Given request: Copy all lines below exactly as written. Leave pictures out.

Source excerpt:

## Start

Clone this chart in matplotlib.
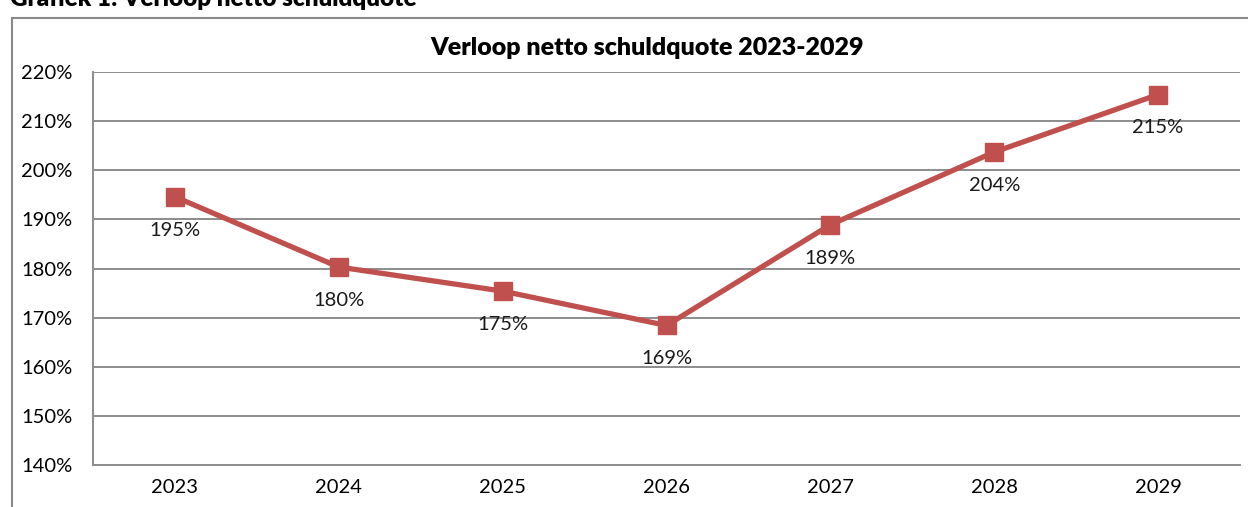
import matplotlib
matplotlib.use("Agg")
import matplotlib.pyplot as plt
from matplotlib.patches import Rectangle

plt.rcParams['font.family'] = ['Lato', 'DejaVu Sans']

years = ["2023", "2024", "2025", "2026", "2027", "2028", "2029"]
quote = [194.6, 180.3, 175.4, 168.4, 188.9, 203.7, 215.4]
labels = ["195%", "180%", "175%", "169%", "189%", "204%", "215%"]
yticks = [140, 150, 160, 170, 180, 190, 200, 210, 220]

line_color = "#C0504D"
grid_color = "#8C8C8C"

fig = plt.figure(figsize=(12.48, 5.07), dpi=100)

# kader rond de grafiek
frame = Rectangle((12 / 1248, -0.1), 1.0, 0.9645 + 0.1, transform=fig.transFigure,
                  fill=False, edgecolor="#8A8A8A", linewidth=1.5, clip_on=False)
fig.patches.append(frame)

fig.text(10 / 1248, 1 - 6 / 507, "Grafiek 1: Verloop netto schuldquote", fontsize=17.5,
         fontweight="heavy", va="baseline", ha="left")

ax = fig.add_axes([93 / 1248, 1 - 465 / 507, (1240 - 93) / 1248, (465 - 72) / 507])

x = list(range(len(years)))
ax.plot(x, quote, color=line_color, linewidth=3.8, marker="s", markersize=13,
        markerfacecolor=line_color, markeredgecolor=line_color, zorder=3)

for xi, yi, lab in zip(x, quote, labels):
    ax.annotate(lab, (xi, yi), xytext=(0, -24), textcoords="offset points",
                ha="center", va="center", fontsize=14.5, color="#1a1a1a")

ax.set_xlim(-0.5, len(years) - 0.5)
ax.set_ylim(140, 220)
ax.set_yticks(yticks)
ax.set_yticklabels([f"{v}%" for v in yticks], fontsize=14.5)
ax.set_xticks(x)
ax.set_xticklabels(years, fontsize=14.5)
ax.tick_params(axis="x", length=0, pad=10)
ax.tick_params(axis="y", length=0, pad=15)

ax.grid(axis="y", color=grid_color, linewidth=1.4)
ax.set_axisbelow(True)
for side in ["top", "right"]:
    ax.spines[side].set_visible(False)
for side in ["left", "bottom"]:
    ax.spines[side].set_color(grid_color)
    ax.spines[side].set_linewidth(1.4)

fig.text(647 / 1248, 1 - 48 / 507, "Verloop netto schuldquote 2023-2029", fontsize=18,
         fontweight="heavy", ha="center", va="center")

fig.savefig("out.png", dpi=100)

## End

Final result:
Clone this chart in matplotlib.
import matplotlib
matplotlib.use("Agg")
import matplotlib.pyplot as plt
from matplotlib.patches import Rectangle

plt.rcParams['font.family'] = ['Lato', 'DejaVu Sans']

years = ["2023", "2024", "2025", "2026", "2027", "2028", "2029"]
quote = [194.6, 180.3, 175.4, 168.4, 188.9, 203.7, 215.4]
labels = ["195%", "180%", "175%", "169%", "189%", "204%", "215%"]
yticks = [140, 150, 160, 170, 180, 190, 200, 210, 220]

line_color = "#C0504D"
grid_color = "#8C8C8C"

fig = plt.figure(figsize=(12.48, 5.07), dpi=100)

# kader rond de grafiek
frame = Rectangle((12 / 1248, -0.1), 1.0, 0.9645 + 0.1, transform=fig.transFigure,
                  fill=False, edgecolor="#8A8A8A", linewidth=1.5, clip_on=False)
fig.patches.append(frame)

fig.text(10 / 1248, 1 - 6 / 507, "Grafiek 1: Verloop netto schuldquote", fontsize=17.5,
         fontweight="heavy", va="baseline", ha="left")

ax = fig.add_axes([93 / 1248, 1 - 465 / 507, (1240 - 93) / 1248, (465 - 72) / 507])

x = list(range(len(years)))
ax.plot(x, quote, color=line_color, linewidth=3.8, marker="s", markersize=13,
        markerfacecolor=line_color, markeredgecolor=line_color, zorder=3)

for xi, yi, lab in zip(x, quote, labels):
    ax.annotate(lab, (xi, yi), xytext=(0, -24), textcoords="offset points",
                ha="center", va="center", fontsize=14.5, color="#1a1a1a")

ax.set_xlim(-0.5, len(years) - 0.5)
ax.set_ylim(140, 220)
ax.set_yticks(yticks)
ax.set_yticklabels([f"{v}%" for v in yticks], fontsize=14.5)
ax.set_xticks(x)
ax.set_xticklabels(years, fontsize=14.5)
ax.tick_params(axis="x", length=0, pad=10)
ax.tick_params(axis="y", length=0, pad=15)

ax.grid(axis="y", color=grid_color, linewidth=1.4)
ax.set_axisbelow(True)
for side in ["top", "right"]:
    ax.spines[side].set_visible(False)
for side in ["left", "bottom"]:
    ax.spines[side].set_color(grid_color)
    ax.spines[side].set_linewidth(1.4)

fig.text(647 / 1248, 1 - 48 / 507, "Verloop netto schuldquote 2023-2029", fontsize=18,
         fontweight="heavy", ha="center", va="center")

fig.savefig("out.png", dpi=100)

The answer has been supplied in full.